Samengevat kan worden gesteld dat er in de jaren 1859-1866 nauwelijks van een Belgisch buitenlands beleid sprake is. De actoren van de buitenlandse politiek zijn onderling verdeeld. De regering houdt er andere standpunten dan de koning op na en heeft af te rekenen met scherpe kritiek van de katholieke oppositie. Daarenboven ligt het lot van België als kleine mogendheid tussen de grootmachten volledig in hun handen. De garanten van de integriteit van het Belgisch territorium lijken niet langer aan het dogma van de Belgische onafhankelijkheid vast te houden. Frankrijk en Pruisen zoeken kost wat kost naar gebiedsuitbreiding, Oostenrijk blijkt een papieren tijger en Rusland is aan het herstellen van de Krimoorlog. Enkel Groot-Brittannië blijft nog over als mogelijke beschermer maar lijkt niet geneigd te zullen tussenkomen in het geval van een conflict en doet geen officiële beloften in die zin. De irredentistische droom van een paar enkelingen haalt het niet op de makke neutraliteitspolitiek van de meerderheid.

Ondanks de ideologische verwantschap met de liberalen en nationalisten in het buitenland vreest de regering voor repercussies voor het Belgisch grondgebied en de economische belangen in het buitenland. Haar standpunt is eveneens door de conservatieve houding van de koning bepaald. Bij Leopold I en Leopold II kunnen duidelijke beleidslijnen worden getraceerd: de vorsten ageren en pogen het internationaal klimaat tevergeefs te beïnvloeden, ten voordele van België, de dynastie en de Europese vrede in het algemeen. De regering reageert. Ze houdt haar handen af van de internationale politiek en poogt de vorst in toom te houden, net zoals de koning de liberale regering in toom poogt te houden. De ideologische drijfveren van de Wetstraat en van het paleis staan diametraal tegenover elkaar. De gemeenschappelijke aandacht voor de Belgische economie en de zorg voor het overleven en de veiligheid van de staat brengt hen samen. De staat is op politiek vlak een onbeduidende mogendheid maar op industrieel gebied staat België aan de top.
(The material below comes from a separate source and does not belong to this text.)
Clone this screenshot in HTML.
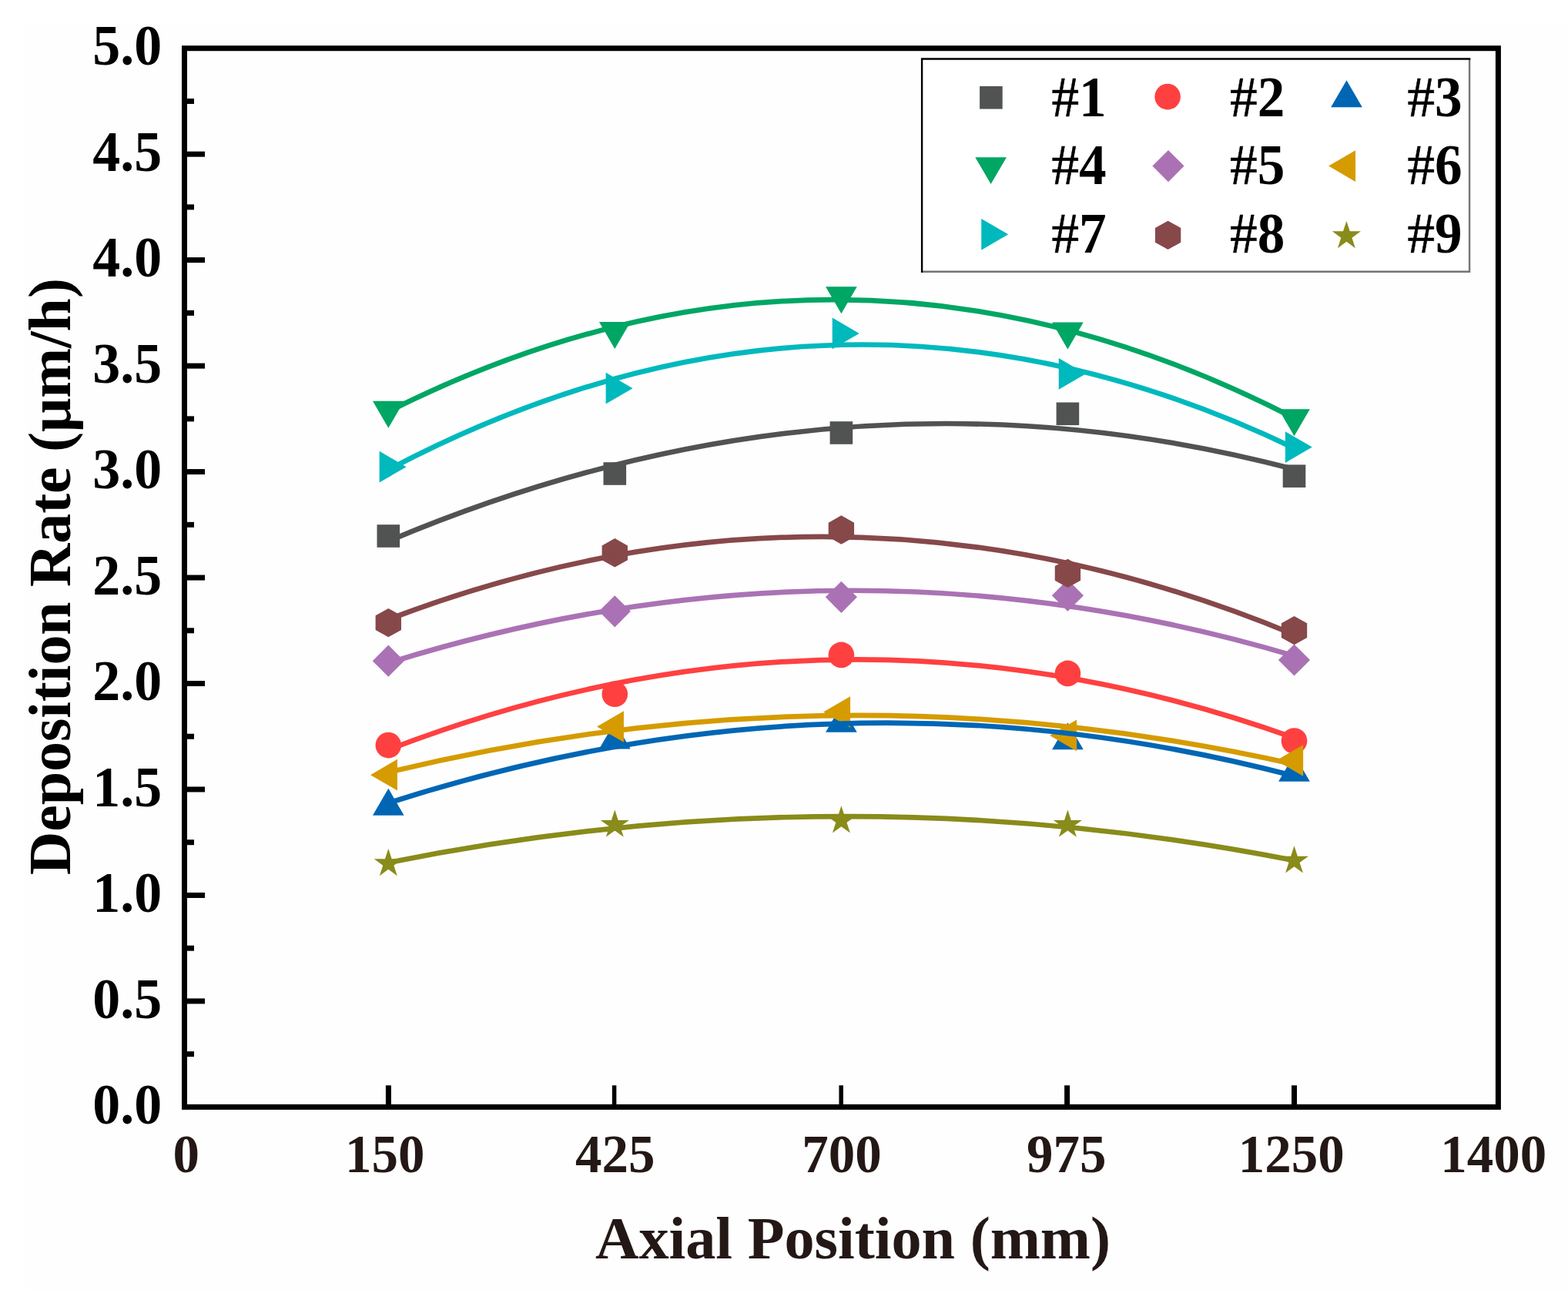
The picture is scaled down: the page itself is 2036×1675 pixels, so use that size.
<!DOCTYPE html>
<html lang="en"><head><meta charset="utf-8"><title>Deposition Rate vs Axial Position</title>
<style>
html,body{margin:0;padding:0;background:#fff;}
body{width:2036px;height:1675px;overflow:hidden;}
svg{display:block;}
text{font-family:"Liberation Serif","DejaVu Serif",serif;font-weight:bold;}
.yl{font-size:73px;fill:#000;text-anchor:end;}
.xl{font-size:69px;fill:#231815;text-anchor:middle;}
.tt{font-size:78px;fill:#231815;text-anchor:middle;}
.yt{font-size:78px;fill:#000;text-anchor:middle;}
.lg{font-size:73px;fill:#000;}
.hs{font-weight:normal;stroke:#000;stroke-width:0.6px;}
</style></head><body>
<svg width="2036" height="1675" viewBox="0 0 2036 1675">
<rect width="2036" height="1675" fill="#fff"/>
<rect x="33" y="30" width="2003" height="1645" fill="#fefefe"/>
<g id="markers">
<rect x="489.5" y="681.2" width="29.6" height="29.6" fill="#515352"/>
<rect x="783.5" y="600.2" width="29.6" height="29.6" fill="#515352"/>
<rect x="1077.6" y="547.2" width="29.6" height="29.6" fill="#515352"/>
<rect x="1371.6" y="522.5" width="29.6" height="29.6" fill="#515352"/>
<rect x="1665.7" y="603.4" width="29.6" height="29.6" fill="#515352"/>
<circle cx="504.3" cy="967.6" r="16.8" fill="#FF4040"/>
<circle cx="798.3" cy="901.3" r="16.8" fill="#FF4040"/>
<circle cx="1092.4" cy="850.4" r="16.8" fill="#FF4040"/>
<circle cx="1386.4" cy="874.4" r="16.8" fill="#FF4040"/>
<circle cx="1680.5" cy="962" r="16.8" fill="#FF4040"/>
<polygon points="504.3,1023.8 524.65,1058.75 483.95,1058.75" fill="#0066B4"/>
<polygon points="798.3,937.65 818.65,972.6 777.95,972.6" fill="#0066B4"/>
<polygon points="1092.4,915.7 1112.75,950.65 1072.05,950.65" fill="#0066B4"/>
<polygon points="1386.4,938.2 1406.75,973.15 1366.05,973.15" fill="#0066B4"/>
<polygon points="1680.5,979.7 1700.85,1014.65 1660.15,1014.65" fill="#0066B4"/>
<polygon points="504.3,555.8 524.65,520.85 483.95,520.85" fill="#00A664"/>
<polygon points="798.3,452.95 818.65,418 777.95,418" fill="#00A664"/>
<polygon points="1092.4,407.3 1112.75,372.35 1072.05,372.35" fill="#00A664"/>
<polygon points="1386.4,453.5 1406.75,418.55 1366.05,418.55" fill="#00A664"/>
<polygon points="1680.5,566.2 1700.85,531.25 1660.15,531.25" fill="#00A664"/>
<polygon points="504.3,837.6 524.9,858.2 504.3,878.8 483.7,858.2" fill="#AA72B4"/>
<polygon points="798.3,773.2 818.9,793.8 798.3,814.4 777.7,793.8" fill="#AA72B4"/>
<polygon points="1092.4,754.7 1113,775.3 1092.4,795.9 1071.8,775.3" fill="#AA72B4"/>
<polygon points="1386.4,752.6 1407,773.2 1386.4,793.8 1365.8,773.2" fill="#AA72B4"/>
<polygon points="1680.5,836.4 1701.1,857 1680.5,877.6 1659.9,857" fill="#AA72B4"/>
<polygon points="481,1006.2 515.95,985.85 515.95,1026.55" fill="#D59B00"/>
<polygon points="775,943.5 809.95,923.15 809.95,963.85" fill="#D59B00"/>
<polygon points="1069.1,924.5 1104.05,904.15 1104.05,944.85" fill="#D59B00"/>
<polygon points="1363.1,954.9 1398.05,934.55 1398.05,975.25" fill="#D59B00"/>
<polygon points="1657.2,987.4 1692.15,967.05 1692.15,1007.75" fill="#D59B00"/>
<polygon points="527.6,606.2 492.65,585.85 492.65,626.55" fill="#00B9BD"/>
<polygon points="821.6,504.2 786.65,483.85 786.65,524.55" fill="#00B9BD"/>
<polygon points="1115.7,432.9 1080.75,412.55 1080.75,453.25" fill="#00B9BD"/>
<polygon points="1409.7,485.4 1374.75,465.05 1374.75,505.75" fill="#00B9BD"/>
<polygon points="1703.8,580.6 1668.85,560.25 1668.85,600.95" fill="#00B9BD"/>
<polygon points="504.3,789.9 520.98,799.25 520.98,817.95 504.3,827.3 487.62,817.95 487.62,799.25" fill="#87484A"/>
<polygon points="798.3,699.1 814.98,708.45 814.98,727.15 798.3,736.5 781.62,727.15 781.62,708.45" fill="#87484A"/>
<polygon points="1092.4,669.3 1109.08,678.65 1109.08,697.35 1092.4,706.7 1075.72,697.35 1075.72,678.65" fill="#87484A"/>
<polygon points="1386.4,725.7 1403.08,735.05 1403.08,753.75 1386.4,763.1 1369.72,753.75 1369.72,735.05" fill="#87484A"/>
<polygon points="1680.5,799.9 1697.18,809.25 1697.18,827.95 1680.5,837.3 1663.82,827.95 1663.82,809.25" fill="#87484A"/>
<polygon points="504.3,1101.9 508.68,1115.37 522.85,1115.37 511.38,1123.7 515.76,1137.18 504.3,1128.85 492.84,1137.18 497.22,1123.7 485.75,1115.37 499.92,1115.37" fill="#898B1A"/>
<polygon points="798.3,1051.5 802.68,1064.97 816.85,1064.97 805.38,1073.3 809.76,1086.78 798.3,1078.45 786.84,1086.78 791.22,1073.3 779.75,1064.97 793.92,1064.97" fill="#898B1A"/>
<polygon points="1092.4,1046.2 1096.78,1059.67 1110.95,1059.67 1099.48,1068 1103.86,1081.48 1092.4,1073.15 1080.94,1081.48 1085.32,1068 1073.85,1059.67 1088.02,1059.67" fill="#898B1A"/>
<polygon points="1386.4,1051.5 1390.78,1064.97 1404.95,1064.97 1393.48,1073.3 1397.86,1086.78 1386.4,1078.45 1374.94,1086.78 1379.32,1073.3 1367.85,1064.97 1382.02,1064.97" fill="#898B1A"/>
<polygon points="1680.5,1098.3 1684.88,1111.77 1699.05,1111.77 1687.58,1120.1 1691.96,1133.58 1680.5,1125.25 1669.04,1133.58 1673.42,1120.1 1661.95,1111.77 1676.12,1111.77" fill="#898B1A"/>
</g>
<g id="fits" fill="none" stroke-width="6.7" stroke-linecap="butt">
<path d="M504.3,702.66 Q1092.4,454.8 1680.5,609.34" stroke="#515352"/>
<path d="M504.3,973.43 Q1092.4,747.13 1680.5,958.19" stroke="#FF4040"/>
<path d="M504.3,1042.66 Q1092.4,853.85 1680.5,1007.6" stroke="#0066B4"/>
<path d="M504.3,534.29 Q1092.4,239.73 1680.5,542.83" stroke="#00A664"/>
<path d="M504.3,860.79 Q1092.4,677.44 1680.5,851.59" stroke="#AA72B4"/>
<path d="M504.3,1002.8 Q1092.4,860.53 1680.5,992.32" stroke="#D59B00"/>
<path d="M504.3,609.89 Q1092.4,299.77 1680.5,581.89" stroke="#00B9BD"/>
<path d="M504.3,804.35 Q1092.4,580.01 1680.5,823.99" stroke="#87484A"/>
<path d="M504.3,1120.11 Q1092.4,1001.52 1680.5,1117.23" stroke="#898B1A"/>
</g>
<rect x="239.5" y="62.7" width="1705.9" height="1374.7" fill="none" stroke="#000" stroke-width="7"/>
<g fill="#000"><rect x="239.5" y="127.94" width="12.5" height="7"/><rect x="239.5" y="196.67" width="26.5" height="7"/><rect x="239.5" y="265.4" width="12.5" height="7"/><rect x="239.5" y="334.14" width="26.5" height="7"/><rect x="239.5" y="402.88" width="12.5" height="7"/><rect x="239.5" y="471.61" width="26.5" height="7"/><rect x="239.5" y="540.35" width="12.5" height="7"/><rect x="239.5" y="609.08" width="26.5" height="7"/><rect x="239.5" y="677.82" width="12.5" height="7"/><rect x="239.5" y="746.55" width="26.5" height="7"/><rect x="239.5" y="815.29" width="12.5" height="7"/><rect x="239.5" y="884.02" width="26.5" height="7"/><rect x="239.5" y="952.75" width="12.5" height="7"/><rect x="239.5" y="1021.49" width="26.5" height="7"/><rect x="239.5" y="1090.23" width="12.5" height="7"/><rect x="239.5" y="1158.96" width="26.5" height="7"/><rect x="239.5" y="1227.69" width="12.5" height="7"/><rect x="239.5" y="1296.43" width="26.5" height="7"/><rect x="239.5" y="1365.16" width="12.5" height="7"/><rect x="500.9" y="1409.3" width="7" height="28.1"/><rect x="794.85" y="1409.3" width="5.5" height="28.1"/><rect x="1089.45" y="1409.3" width="5.5" height="28.1"/><rect x="1382.1" y="1409.3" width="7" height="28.1"/><rect x="1677" y="1409.3" width="7" height="28.1"/></g>
<g class="yl">
<text transform="translate(210.2,84.3) scale(0.985,1)">5.0</text>
<text transform="translate(210.2,221.77) scale(0.985,1)">4.5</text>
<text transform="translate(210.2,359.24) scale(0.985,1)">4.0</text>
<text transform="translate(210.2,496.71) scale(0.985,1)">3.5</text>
<text transform="translate(210.2,634.18) scale(0.985,1)">3.0</text>
<text transform="translate(210.2,771.65) scale(0.985,1)">2.5</text>
<text transform="translate(210.2,909.12) scale(0.985,1)">2.0</text>
<text transform="translate(210.2,1046.59) scale(0.985,1)">1.5</text>
<text transform="translate(210.2,1184.06) scale(0.985,1)">1.0</text>
<text transform="translate(210.2,1321.53) scale(0.985,1)">0.5</text>
<text transform="translate(210.2,1459) scale(0.985,1)">0.0</text>
</g>
<g class="xl">
<text x="241.75" y="1521.5">0</text>
<text x="499.8" y="1521.5">150</text>
<text x="798.85" y="1521.5">425</text>
<text x="1093.0" y="1521.5">700</text>
<text x="1384.7" y="1521.5">975</text>
<text x="1676.8" y="1521.5">1250</text>
<text x="1939.3" y="1521.5">1400</text>
</g>
<text class="tt" transform="translate(1107.5,1634.2) scale(1.003,1.015)">Axial Position (mm)</text>
<text class="yt" transform="translate(90.5,748.6) rotate(-90) scale(0.998,1.012)">Deposition Rate (μm/h)</text>
<g id="legend">
<rect x="1197" y="76.5" width="711.2" height="276.3" fill="#fff" stroke="none"/>
<path d="M1908.1,76.5 V352.8 H1196" fill="none" stroke="#747474" stroke-width="2.4"/>
<path d="M1197.1,354 V76.5 H1909.3" fill="none" stroke="#000" stroke-width="2.4"/>
<rect x="1272.1" y="111.9" width="29.6" height="29.6" fill="#515352"/>
<text class="lg" transform="translate(1365.5,151.1) scale(0.975,1)"><tspan class="hs">#</tspan>1</text>
<circle cx="1516.1" cy="125.6" r="16.8" fill="#FF4040"/>
<text class="lg" transform="translate(1597.1,151.1) scale(0.975,1)"><tspan class="hs">#</tspan>2</text>
<polygon points="1748.5,104.3 1768.85,139.25 1728.15,139.25" fill="#0066B4"/>
<text class="lg" transform="translate(1827.5,151.1) scale(0.975,1)"><tspan class="hs">#</tspan>3</text>
<polygon points="1286.6,239.1 1306.95,204.15 1266.25,204.15" fill="#00A664"/>
<text class="lg" transform="translate(1365.5,238.6) scale(0.975,1)"><tspan class="hs">#</tspan>4</text>
<polygon points="1517,195 1537.6,215.6 1517,236.2 1496.4,215.6" fill="#AA72B4"/>
<text class="lg" transform="translate(1597.1,238.6) scale(0.975,1)"><tspan class="hs">#</tspan>5</text>
<polygon points="1725.1,215.6 1760.05,195.25 1760.05,235.95" fill="#D59B00"/>
<text class="lg" transform="translate(1827.5,238.6) scale(0.975,1)"><tspan class="hs">#</tspan>6</text>
<polygon points="1309.2,304.3 1274.25,283.95 1274.25,324.65" fill="#00B9BD"/>
<text class="lg" transform="translate(1365.5,328.2) scale(0.975,1)"><tspan class="hs">#</tspan>7</text>
<polygon points="1516.6,286.7 1533.28,296.05 1533.28,314.75 1516.6,324.1 1499.92,314.75 1499.92,296.05" fill="#87484A"/>
<text class="lg" transform="translate(1597.1,328.2) scale(0.975,1)"><tspan class="hs">#</tspan>8</text>
<polygon points="1748.4,286.9 1752.78,300.37 1766.95,300.37 1755.48,308.7 1759.86,322.18 1748.4,313.85 1736.94,322.18 1741.32,308.7 1729.85,300.37 1744.02,300.37" fill="#898B1A"/>
<text class="lg" transform="translate(1827.5,328.2) scale(0.975,1)"><tspan class="hs">#</tspan>9</text>
</g>
</svg></body></html>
De behartiging van Belgiës economische belangen maakt het mogelijk om binnenlandse compromissen te sluiten. De crisissfeer binnen het Belgisch diplomatiek establishment blijkt achteraf onnodig maar was toch gegrond. De tamme afzijdigheid van internationale conflicten blijkt met andere woorden niet eens een slecht antwoord op de internationale druk te zijn geweest.